Discover Tetepare Island, a true conservation gem in the Western Province of the Solomon Islands. This rugged island, adorned with lush rainforests and surrounded by biodiverse reefs, is the largest uninhabited tropical island in the Southern Hemisphere. Experience the one-of-a-kind conservation project and unique, locally-owned ecolodge that make Tetepare a special destination.
Abandoned for 150 years, Tetepare has an air of mystery and intrigue, with many stories about why it was left uninhabited. Yet, what sets this island apart is its pristine condition. While logging has taken its toll on much of the Solomon Islands, Tetepare remains untouched and home to a dazzling variety of flora and fauna.
Explore the island’s 120 square kilometres of primary lowland rainforest on a nature walk with the park ranger. Admire nesting populations of three species of turtle, including the endangered leatherback turtle, on the island’s pristine beaches. Keep an eye out for the dugong, the world’s largest skink, and the endemic Tetepare White-eye hornbills, as well as tiny pygmy parrots and the endangered coconut crab.
Explore the surrounding waters with a snorkel and encounter huge bump-headed parrot fish, schools of barracuda, and pods of bottlenose and spinner dolphins.



Amidst its haunting past, Munda in the western Solomon Islands has transformed into a serene regional town offering picturesque vistas and tranquil waters for water sports enthusiasts. Venture beyond Munda to explore the dotted islets and their stunning backdrops, perfect for zodiac cruising and island hopping.
For a glimpse into the region’s traditional practices, take a leisurely ride around the islets to Skull Island, where the remnants of the past still linger. Despite being rundown and overgrown, the island’s stone walls still house human “trophy” skulls, a testament to the gruesome history of the area.
Make a pit stop at Lola Island and be sure to say hi to Joe, an American citizen who found himself lost in this little corner of paradise. Joe has set up a rustic guest house and beach bar where you can relax to the sounds of Jimmy Buffet and enjoy an ice-cold Solbrew beer.
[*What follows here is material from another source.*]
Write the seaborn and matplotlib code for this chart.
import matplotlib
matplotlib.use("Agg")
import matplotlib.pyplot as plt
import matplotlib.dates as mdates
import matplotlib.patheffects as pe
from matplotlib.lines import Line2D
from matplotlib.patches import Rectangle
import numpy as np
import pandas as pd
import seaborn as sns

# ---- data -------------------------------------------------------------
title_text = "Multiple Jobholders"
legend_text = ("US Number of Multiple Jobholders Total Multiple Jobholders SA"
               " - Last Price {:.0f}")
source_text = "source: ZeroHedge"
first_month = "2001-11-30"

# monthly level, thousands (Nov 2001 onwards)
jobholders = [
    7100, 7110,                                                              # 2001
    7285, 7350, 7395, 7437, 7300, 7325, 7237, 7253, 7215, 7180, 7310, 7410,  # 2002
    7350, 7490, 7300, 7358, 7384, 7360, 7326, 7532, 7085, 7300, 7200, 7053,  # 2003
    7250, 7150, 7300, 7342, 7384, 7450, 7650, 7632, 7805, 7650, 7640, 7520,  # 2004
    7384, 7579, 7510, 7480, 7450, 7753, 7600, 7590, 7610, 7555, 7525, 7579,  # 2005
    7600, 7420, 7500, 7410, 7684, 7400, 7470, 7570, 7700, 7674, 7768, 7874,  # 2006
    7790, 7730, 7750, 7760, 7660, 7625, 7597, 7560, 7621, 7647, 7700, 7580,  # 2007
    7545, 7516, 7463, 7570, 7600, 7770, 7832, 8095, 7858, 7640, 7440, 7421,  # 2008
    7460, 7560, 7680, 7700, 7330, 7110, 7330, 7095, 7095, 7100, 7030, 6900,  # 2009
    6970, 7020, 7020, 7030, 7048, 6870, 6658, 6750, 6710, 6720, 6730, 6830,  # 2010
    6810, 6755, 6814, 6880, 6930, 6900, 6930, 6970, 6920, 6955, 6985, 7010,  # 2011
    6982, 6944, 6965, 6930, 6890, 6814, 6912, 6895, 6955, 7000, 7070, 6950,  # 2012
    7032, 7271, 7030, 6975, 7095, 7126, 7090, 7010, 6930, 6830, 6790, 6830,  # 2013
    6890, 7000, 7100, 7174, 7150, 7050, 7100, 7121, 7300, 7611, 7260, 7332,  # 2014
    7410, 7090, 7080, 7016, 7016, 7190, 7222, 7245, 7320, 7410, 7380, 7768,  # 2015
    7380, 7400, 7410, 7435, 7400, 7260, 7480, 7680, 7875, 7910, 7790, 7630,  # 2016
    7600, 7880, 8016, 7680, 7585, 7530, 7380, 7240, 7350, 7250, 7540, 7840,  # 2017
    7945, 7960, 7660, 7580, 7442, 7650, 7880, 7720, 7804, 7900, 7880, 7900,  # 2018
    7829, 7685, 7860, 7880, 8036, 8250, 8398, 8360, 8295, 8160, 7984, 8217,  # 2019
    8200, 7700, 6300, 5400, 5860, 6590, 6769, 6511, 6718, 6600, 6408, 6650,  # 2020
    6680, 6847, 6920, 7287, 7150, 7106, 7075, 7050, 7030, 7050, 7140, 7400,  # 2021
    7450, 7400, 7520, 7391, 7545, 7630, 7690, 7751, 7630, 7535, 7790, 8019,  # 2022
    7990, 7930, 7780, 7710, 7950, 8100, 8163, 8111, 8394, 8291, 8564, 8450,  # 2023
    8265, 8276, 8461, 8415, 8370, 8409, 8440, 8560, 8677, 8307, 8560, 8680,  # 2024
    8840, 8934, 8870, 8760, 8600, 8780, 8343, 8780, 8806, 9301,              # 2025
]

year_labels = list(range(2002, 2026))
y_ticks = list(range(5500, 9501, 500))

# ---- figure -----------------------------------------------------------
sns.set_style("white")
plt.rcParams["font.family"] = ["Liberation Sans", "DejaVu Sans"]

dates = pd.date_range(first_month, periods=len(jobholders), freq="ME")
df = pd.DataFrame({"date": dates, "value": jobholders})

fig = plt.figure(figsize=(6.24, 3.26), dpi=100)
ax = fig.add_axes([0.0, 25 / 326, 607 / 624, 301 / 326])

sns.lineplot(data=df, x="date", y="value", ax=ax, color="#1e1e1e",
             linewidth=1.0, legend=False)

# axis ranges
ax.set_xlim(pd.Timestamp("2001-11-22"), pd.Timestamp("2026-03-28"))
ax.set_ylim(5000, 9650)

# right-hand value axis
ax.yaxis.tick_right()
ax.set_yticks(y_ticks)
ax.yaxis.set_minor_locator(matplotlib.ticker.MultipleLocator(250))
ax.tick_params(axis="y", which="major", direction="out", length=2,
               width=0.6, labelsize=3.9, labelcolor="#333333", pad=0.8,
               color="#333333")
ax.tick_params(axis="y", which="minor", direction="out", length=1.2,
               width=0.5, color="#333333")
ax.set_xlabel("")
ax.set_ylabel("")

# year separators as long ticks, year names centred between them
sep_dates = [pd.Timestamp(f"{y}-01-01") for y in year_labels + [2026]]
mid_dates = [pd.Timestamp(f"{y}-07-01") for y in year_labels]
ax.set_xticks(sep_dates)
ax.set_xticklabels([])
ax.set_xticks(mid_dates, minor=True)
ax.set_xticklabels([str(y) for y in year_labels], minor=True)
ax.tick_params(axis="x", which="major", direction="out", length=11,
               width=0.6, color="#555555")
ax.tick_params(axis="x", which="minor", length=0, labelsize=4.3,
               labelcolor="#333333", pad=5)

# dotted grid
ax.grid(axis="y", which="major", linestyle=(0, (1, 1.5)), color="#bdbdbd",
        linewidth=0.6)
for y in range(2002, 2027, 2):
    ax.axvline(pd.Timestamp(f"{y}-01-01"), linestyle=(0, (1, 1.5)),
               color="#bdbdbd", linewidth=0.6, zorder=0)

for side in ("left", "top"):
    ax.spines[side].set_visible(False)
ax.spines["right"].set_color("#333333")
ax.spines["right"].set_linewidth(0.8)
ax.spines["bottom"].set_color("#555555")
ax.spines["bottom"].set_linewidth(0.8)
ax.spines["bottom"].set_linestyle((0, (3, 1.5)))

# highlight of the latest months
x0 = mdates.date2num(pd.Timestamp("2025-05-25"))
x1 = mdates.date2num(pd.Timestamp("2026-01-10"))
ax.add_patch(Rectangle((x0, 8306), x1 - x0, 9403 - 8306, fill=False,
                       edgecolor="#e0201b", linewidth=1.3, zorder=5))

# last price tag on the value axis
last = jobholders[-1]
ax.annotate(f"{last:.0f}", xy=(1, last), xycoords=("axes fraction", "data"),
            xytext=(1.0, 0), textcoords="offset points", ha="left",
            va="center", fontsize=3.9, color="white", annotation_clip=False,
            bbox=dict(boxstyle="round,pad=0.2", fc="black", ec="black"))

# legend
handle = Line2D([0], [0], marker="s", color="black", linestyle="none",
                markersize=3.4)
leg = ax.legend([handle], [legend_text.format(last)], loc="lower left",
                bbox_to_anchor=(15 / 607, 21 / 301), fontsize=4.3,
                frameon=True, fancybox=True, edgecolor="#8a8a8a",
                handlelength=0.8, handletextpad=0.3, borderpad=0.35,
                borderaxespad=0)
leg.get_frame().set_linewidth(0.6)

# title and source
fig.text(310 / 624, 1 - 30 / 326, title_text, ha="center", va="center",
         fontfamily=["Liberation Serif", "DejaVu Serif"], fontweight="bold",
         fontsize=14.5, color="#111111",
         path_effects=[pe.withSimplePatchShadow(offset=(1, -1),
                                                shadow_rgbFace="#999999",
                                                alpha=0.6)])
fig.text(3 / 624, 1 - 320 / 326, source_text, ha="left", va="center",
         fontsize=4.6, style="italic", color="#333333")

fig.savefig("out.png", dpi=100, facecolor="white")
Experience the quaint charm of Gizo, a short and scenic cruise from Njari through the stunning islands of the south. Stroll through the lively streets of the coastal town and get a glimpse of modern-day Solomon Islands, from the vibrant public markets to the local fishermen unloading their daily catch.
Delve into history and pay a visit to Kennedy Island, where John F. Kennedy and his crew found refuge after their PT boat was damaged during World War II. With the help of local islanders, they were rescued from Japanese captivity, making this site a fascinating and poignant piece of history.

Shortland Islands


This secluded group of islands in the Solomon Islands was once off-limits to yachts for nearly 15 years due to its proximity to Bougainville and the devastating conflict that took place there. Today, this remote destination remains largely unexplored by foreign tourists.
For those with an interest in World War II history, these islands offer an unparalleled opportunity to delve into the past.
While still considered a somewhat exploratory stop, the region is a playground for the adventurous. Excellent fishing is to be found in the nearby pinnacles and currents, while the months between November and April offer fantastic surfing conditions.
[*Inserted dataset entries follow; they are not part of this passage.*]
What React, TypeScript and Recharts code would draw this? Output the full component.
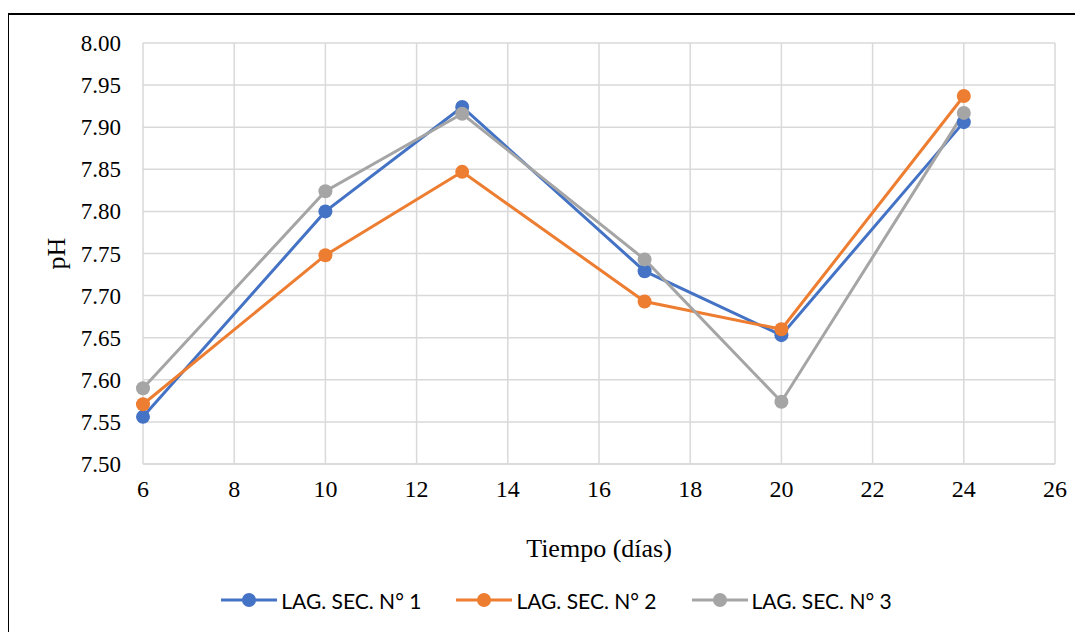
import { LineChart, Line, XAxis, YAxis, CartesianGrid, Legend } from "recharts";

const days = [6, 10, 13, 17, 20, 24];
const lag1 = [7.556, 7.8, 7.924, 7.729, 7.653, 7.906];
const lag2 = [7.571, 7.748, 7.847, 7.693, 7.66, 7.937];
const lag3 = [7.59, 7.824, 7.916, 7.743, 7.574, 7.917];

const xTicks = [6, 8, 10, 12, 14, 16, 18, 20, 22, 24, 26];
const yTicks = [7.5, 7.55, 7.6, 7.65, 7.7, 7.75, 7.8, 7.85, 7.9, 7.95, 8.0];

const SERIES = [
  { key: "lag1", name: "LAG. SEC. N° 1", color: "#4472C4" },
  { key: "lag2", name: "LAG. SEC. N° 2", color: "#ED7D31" },
  { key: "lag3", name: "LAG. SEC. N° 3", color: "#A5A5A5" },
];

const data = days.map((d, i) => ({
  day: d,
  lag1: lag1[i],
  lag2: lag2[i],
  lag3: lag3[i],
}));

const serif = "'Liberation Serif', 'Times New Roman', serif";

const renderXTick = (props: any) => {
  const { x, y, payload } = props;
  return (
    <text
      key={`xt-${payload.value}`}
      x={x}
      y={y + 33}
      textAnchor="middle"
      fill="#000"
      style={{ fontFamily: serif, fontSize: 24 }}
    >
      {payload.value}
    </text>
  );
};

const renderYTick = (props: any) => {
  const { x, y, payload } = props;
  return (
    <text
      key={`yt-${payload.value}`}
      x={x}
      y={y + 8}
      textAnchor="end"
      fill="#000"
      style={{ fontFamily: serif, fontSize: 23 }}
    >
      {Number(payload.value).toFixed(2)}
    </text>
  );
};

function LegendContent() {
  return (
    <div
      style={{
        display: "flex",
        justifyContent: "center",
        gap: 35,
        paddingLeft: 58,
        fontFamily: "Lato, 'Open Sans', sans-serif",
        fontSize: 21,
        color: "#000",
        height: 30,
        alignItems: "center",
      }}
    >
      {SERIES.map((s) => (
        <div key={s.key} style={{ display: "flex", alignItems: "center" }}>
          <svg width={56} height={16} style={{ marginRight: 4 }}>
            <line x1={0} y1={8} x2={56} y2={8} stroke={s.color} strokeWidth={3} />
            <circle cx={28} cy={8} r={7} fill={s.color} />
          </svg>
          <span>{s.name}</span>
        </div>
      ))}
    </div>
  );
}

export default function App() {
  return (
    <div
      style={{
        position: "relative",
        width: 1083,
        height: 632,
        marginLeft: -8,
        marginTop: -8,
        overflow: "hidden",
        background: "#fff",
      }}
    >
      <div
        style={{
          position: "absolute",
          left: 7,
          top: 13,
          width: 1200,
          height: 700,
          borderTop: "2px solid #000",
          borderLeft: "2px solid #000",
        }}
      />
      <div style={{ position: "absolute", left: 0, top: 0 }}>
        <LineChart
          width={1083}
          height={632}
          data={data}
          margin={{ top: 43, right: 28, left: 0, bottom: 17 }}
        >
          <CartesianGrid stroke="#d9d9d9" strokeWidth={1.5} />
          <XAxis
            dataKey="day"
            type="number"
            domain={[6, 26]}
            ticks={xTicks}
            interval={0}
            height={121}
            tickLine={false}
            axisLine={{ stroke: "#d9d9d9", strokeWidth: 1.5 }}
            tickSize={0}
            tickMargin={0}
            tick={renderXTick}
            label={{
              value: "Tiempo (días)",
              position: "insideBottom",
              offset: 28,
              fill: "#000",
              fontFamily: serif,
              fontSize: 26,
            }}
          />
          <YAxis
            type="number"
            domain={[7.5, 8.0]}
            ticks={yTicks}
            interval={0}
            width={143}
            tickLine={false}
            axisLine={false}
            tickSize={0}
            tickMargin={22}
            tick={renderYTick}
            label={{
              value: "pH",
              angle: -90,
              position: "center",
              dx: -16,
              fill: "#000",
              fontFamily: serif,
              fontSize: 26,
            }}
          />
          <Legend verticalAlign="bottom" height={30} content={<LegendContent />} />
          {SERIES.map((s) => (
            <Line
              key={s.key}
              dataKey={s.key}
              name={s.name}
              stroke={s.color}
              strokeWidth={3}
              dot={{ r: 7, fill: s.color, stroke: s.color, strokeWidth: 0 }}
              activeDot={false}
              isAnimationActive={false}
            />
          ))}
        </LineChart>
      </div>
    </div>
  );
}
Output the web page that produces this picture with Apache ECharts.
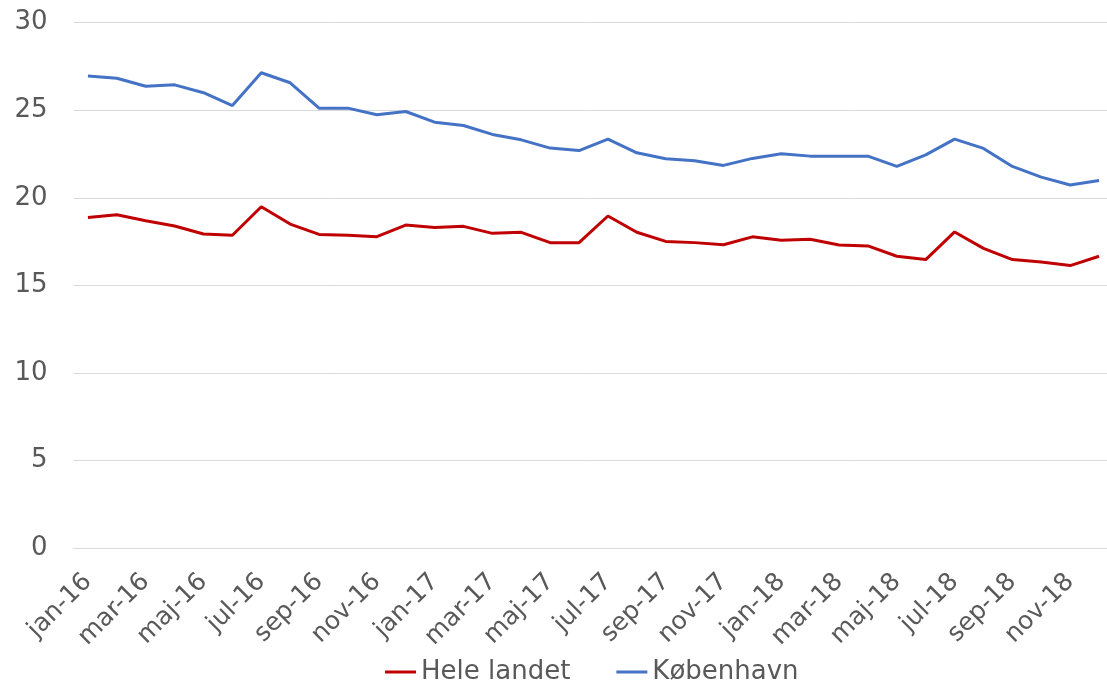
<!DOCTYPE html>
<html>
<head>
<meta charset="utf-8">
<script src="https://cdn.jsdelivr.net/npm/echarts@6/dist/echarts.min.js"></script>
<style>
html,body{margin:0;padding:0;background:#fff;overflow:hidden;}
#chart{width:1107px;height:684px;}
</style>
</head>
<body>
<div id="chart"></div>
<script>
const categories = ['jan-16','feb-16','mar-16','apr-16','maj-16','jun-16','jul-16','aug-16','sep-16','okt-16','nov-16','dec-16',
  'jan-17','feb-17','mar-17','apr-17','maj-17','jun-17','jul-17','aug-17','sep-17','okt-17','nov-17','dec-17',
  'jan-18','feb-18','mar-18','apr-18','maj-18','jun-18','jul-18','aug-18','sep-18','okt-18','nov-18','dec-18'];
const heleLandet = [18.88, 19.03, 18.69, 18.39, 17.93, 17.86, 19.49, 18.5, 17.91, 17.86, 17.78, 18.44,
  18.31, 18.37, 17.97, 18.03, 17.44, 17.44, 18.96, 18.03, 17.51, 17.44, 17.32, 17.77,
  17.57, 17.63, 17.3, 17.25, 16.66, 16.47, 18.05, 17.11, 16.47, 16.33, 16.13, 16.66];
const koebenhavn = [26.96, 26.83, 26.37, 26.45, 26.0, 25.27, 27.14, 26.57, 25.12, 25.12, 24.74, 24.93,
  24.32, 24.13, 23.62, 23.31, 22.84, 22.7, 23.35, 22.57, 22.23, 22.12, 21.85, 22.25,
  22.51, 22.38, 22.38, 22.38, 21.79, 22.45, 23.35, 22.82, 21.79, 21.18, 20.73, 20.99];
const seriesNames = ['Hele landet', 'København'];
const yTicks = {min: 0, max: 30, interval: 5};

const font = '"DejaVu Sans", "Open Sans", sans-serif';
const chart = echarts.init(document.getElementById('chart'), null, {renderer: 'canvas'});
chart.setOption({
  animation: false,
  grid: {left: 73.5, width: 1040, top: 22.7, height: 525.3, containLabel: false, outerBoundsMode: 'none'},
  legend: {
    data: seriesNames,
    top: 654,
    left: 380,
    icon: 'rect',
    itemWidth: 31,
    itemHeight: 3,
    itemGap: 46,
    textStyle: {color: '#595959', fontSize: 26, fontFamily: font}
  },
  xAxis: {
    type: 'category',
    data: categories,
    boundaryGap: true,
    axisLine: {show: true, lineStyle: {color: '#d9d9d9', width: 1}},
    axisTick: {show: false},
    axisLabel: {
      interval: 1,
      rotate: 45,
      margin: 30,
      color: '#595959',
      fontSize: 25,
      fontFamily: font
    }
  },
  yAxis: {
    type: 'value',
    min: yTicks.min,
    max: yTicks.max,
    interval: yTicks.interval,
    axisLine: {show: false},
    axisTick: {show: false},
    splitLine: {lineStyle: {color: '#d9d9d9', width: 1}},
    axisLabel: {color: '#595959', fontSize: 26, fontFamily: font, margin: 26}
  },
  series: [
    {name: seriesNames[0], type: 'line', data: heleLandet, symbol: 'none', lineStyle: {color: '#C00000', width: 3}, itemStyle: {color: '#C00000'}},
    {name: seriesNames[1], type: 'line', data: koebenhavn, symbol: 'none', lineStyle: {color: '#4472C4', width: 3}, itemStyle: {color: '#4472C4'}}
  ]
});
</script>
</body>
</html>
Choiseul Island, measuring 3294 square kilometres, is a hidden gem for nature lovers. Its main attraction is the untouched natural wonders that surround it, such as the nesting sands for endangered Hawksbill turtles and sightings of whales in the surrounding waters.

One of the unique features of Choiseul is its commitment to protecting its marine life. It boasts the highest number of sites declared marine-protected areas, which are naturally rich in marine biodiversity that needs to be preserved. An important breeding place for the Loggerhead sea turtle, this island is a must-see for anyone interested in wildlife conservation and exploring untouched natural habitats.



Disembark in Munda and wave goodbye to your crew. Depart from Munda Airport.